Links: Trepaneringsritualen, Cold Spring Records

v/a * Treatmeant Of The Dead (cd 2014)

The latest Cold Spring sampler is a very very noisy one. The most eye-catching track is one by “Coil / Nine Inch Nails”, but the most ear-cathing is the track of Trepaneringsritualen. For the rest there are project that I already knew (Merzbow, Troum, Burial Hex, Skullflower, Iron Fist Of The Sun and Z’ev) and projects that I did not know, or only heard of (Sol, Tunnels of Ah, Shift, Mesektet, Khost and Sutekh Hexen).
Like I said, the compilation is pretty noisy, also with ear-piercing high frequencies and little structure. Not all my taste, but it is always nice to hear new projects.
Link: Cold Spring Records

Trepaneringsritualen‎ * Perfection & Permanence (cd 2014)

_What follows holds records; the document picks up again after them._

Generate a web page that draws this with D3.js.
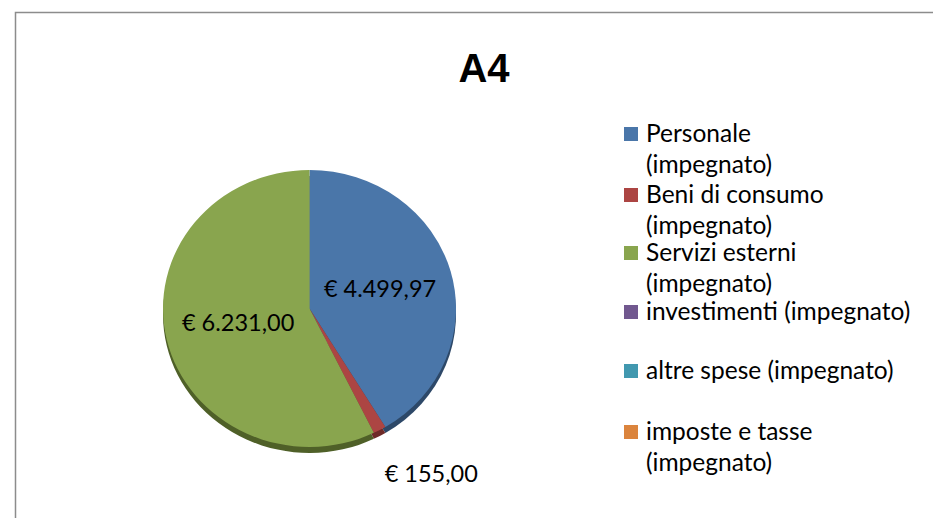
<!DOCTYPE html>
<html>
<head>
<meta charset="utf-8">
<script src="https://cdn.jsdelivr.net/npm/d3@7"></script>
<style>
  html, body { margin: 0; padding: 0; background: #fff; }
  svg { display: block; }
</style>
</head>
<body>
<div id="chart"></div>
<script>
// data
const categories = [
  "Personale (impegnato)",
  "Beni di consumo (impegnato)",
  "Servizi esterni (impegnato)",
  "investimenti (impegnato)",
  "altre spese (impegnato)",
  "imposte e tasse (impegnato)"
];
const legendLines = [
  ["Personale", "(impegnato)"],
  ["Beni di consumo", "(impegnato)"],
  ["Servizi esterni", "(impegnato)"],
  ["investimenti (impegnato)"],
  ["altre spese (impegnato)"],
  ["imposte e tasse", "(impegnato)"]
];
const values = [4499.97, 155.0, 6231.0, 0, 0, 0];
const colors = ["#4a76a9", "#ac4543", "#89a54e", "#71588f", "#4198af", "#db843d"];
const sideColors = ["#2d4868", "#6e2a28", "#4f6028", "#4a3a5e", "#2a6270", "#8e5427"];

const width = 933, height = 518;
const cx = 309.5, cy = 308.5, r = 146.5, tilt = 0.945, depth = 6;

const svg = d3.select("#chart").append("svg")
  .attr("width", width)
  .attr("height", height);

// chart border
svg.append("rect")
  .attr("x", 15.5).attr("y", 12.5)
  .attr("width", width).attr("height", height)
  .attr("fill", "#fff")
  .attr("stroke", "#8c8c8c")
  .attr("stroke-width", 1.5);

// title
svg.append("text")
  .attr("x", 484).attr("y", 82)
  .attr("text-anchor", "middle")
  .attr("font-family", "Liberation Sans, Arial, sans-serif")
  .attr("font-weight", "bold")
  .attr("font-size", 40)
  .attr("fill", "#000")
  .text("A4");

const fmt = (v) => "€ " + d3.format(",.2f")(v).replace(/,/g, "#").replace(".", ",").replace(/#/g, ".");

const pie = d3.pie().sort(null).value((d) => d.value);
const arcs = pie(categories.map((c, i) => ({ name: c, value: values[i], i })))
  .filter((d) => d.data.value > 0);
const arc = d3.arc().innerRadius(0).outerRadius(r);

// side (depth) of the 3d pie
const sideG = svg.append("g")
  .attr("transform", `translate(${cx},${cy + depth}) scale(1,${tilt})`);
sideG.selectAll("path")
  .data(arcs)
  .join("path")
  .attr("d", arc)
  .attr("fill", (d) => sideColors[d.data.i]);

// top face
const topG = svg.append("g")
  .attr("transform", `translate(${cx},${cy}) scale(1,${tilt})`);
topG.selectAll("path")
  .data(arcs)
  .join("path")
  .attr("d", arc)
  .attr("fill", (d) => colors[d.data.i]);

// labels
const lblArc = d3.arc().innerRadius(r * 0.5).outerRadius(r * 0.5);
const edgeArc = d3.arc().innerRadius(r).outerRadius(r);
svg.append("g")
  .attr("font-family", "Lato, Carlito, Calibri, sans-serif")
  .attr("font-size", 23.5)
  .attr("fill", "#000")
  .selectAll("text")
  .data(arcs)
  .join("text")
  .each(function (d) {
    const small = d.endAngle - d.startAngle < 0.2;
    const t = d3.select(this);
    if (small) {
      const [x, y] = edgeArc.centroid(d);
      t.attr("x", cx + x + 5).attr("y", cy + y * tilt + 52).attr("text-anchor", "start");
    } else {
      const [x, y] = lblArc.centroid(d);
      t.attr("x", cx + x).attr("y", cy + y * tilt + 7).attr("text-anchor", "middle");
    }
  })
  .text((d) => fmt(d.data.value));

// legend
const legendY = [142, 203, 261, 320, 379, 440];
const legend = svg.append("g")
  .attr("font-family", "Lato, Carlito, Calibri, sans-serif")
  .attr("font-size", 24.5)
  .attr("fill", "#000");
const item = legend.selectAll("g")
  .data(legendLines)
  .join("g")
  .attr("transform", (d, i) => `translate(624,${legendY[i]})`);
item.append("rect")
  .attr("x", 0).attr("y", -15)
  .attr("width", 14).attr("height", 14)
  .attr("fill", (d, i) => colors[i]);
item.selectAll("text")
  .data((d) => d)
  .join("text")
  .attr("x", 22)
  .attr("y", (d, j) => j * 31)
  .text((d) => d);
</script>
</body>
</html>
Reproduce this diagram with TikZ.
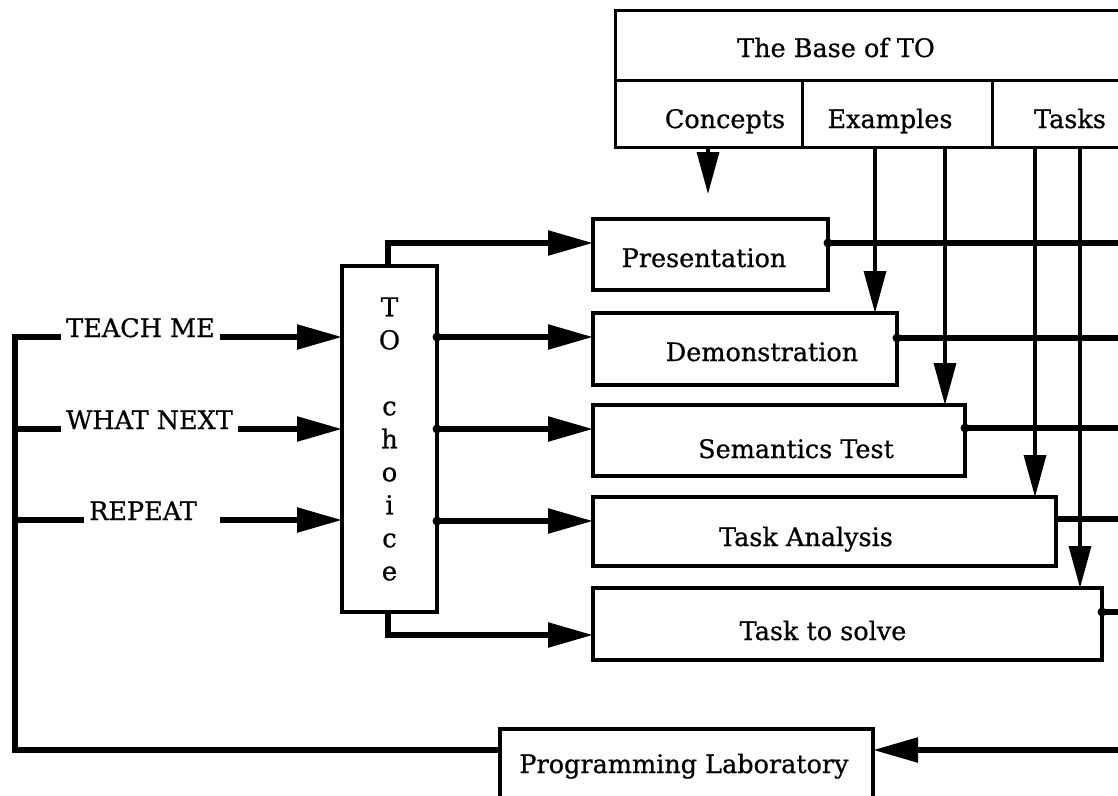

Trepaneringsritualen released material on a whole range of small labels. This is the third release on a relative major (after an lp and cd on Malignant). This will certainly be good for the spread of the wonderfull name. Cold Spring made a very nice digipack and what is more, this album might very well contain the best Trepaneringsritualen material so far. It reminds a lot of the WGT show in Leipzig. It is very industrial, with a lot of beats, rhythm and screamed vocals. Several earlier releases have less energy, are more ‘ambient noise’ so to way. “Perfection & Permanence” lives up more to the often used description “death industrial” that people put on this Swedish project.
This new cd might not only be more easy to obtain than other releases of Trepaneringsritualen, but for all of you who have not yet hear this project, give a great idea of how dark and aggressive this project (and his live shows!) can get.